In the digital world, said Lohmann, “The line between those things is very, very murky.” He added that the licensing entity is claiming that this string of letters or numbers is essentially contraband. But Lohmann argues that “any law that prohibits you from uttering certain letters and numbers treads awfully close to the First Amendment.”
The other issue is the propriety of provision of the DCMA that prohibits attempts to disable copy protection. Regardless of the free speech issue, that alone is highly controversial. “Many folks resent the copy protection and restriction technologies that are being built into HD-DVD and Blu-Ray discs” said Lohmann, “so once they started sending lawyer letters out to people, it really drew the ire of a very large number of Internet consumers.”
And there’s yet one more issue to consider.
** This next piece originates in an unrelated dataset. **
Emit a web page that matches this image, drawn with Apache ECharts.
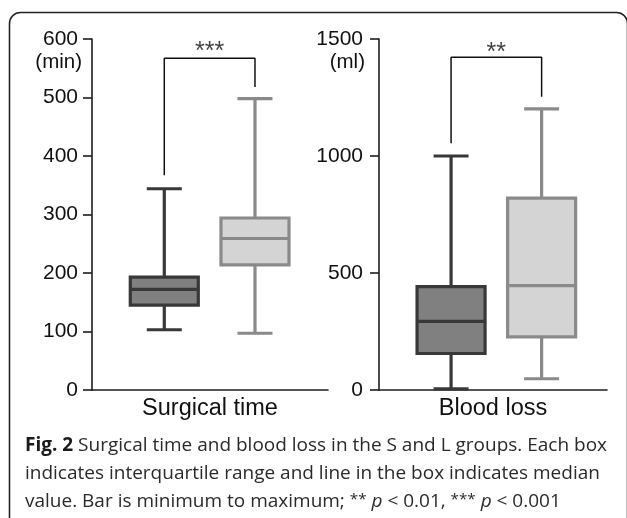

Digg is not a publishing company in the traditional sense, but, like MySpace, Facebook and other Web 2.0 social networking companies, it is a place where individuals can post pretty much whatever they want. Like YouTube, Digg does have responsibility to remove illegal material including copyrighted material that’s posted without permission. But in this case, the offending material isn’t copyrighted, even thought it can be used as a component in a tool designed to make illegal copies of copyrighted material.
Whew, we all know that technology can be confusing but law, in the era of Web 2.0, can be baffling, even for experts like Fred Von Lohmann.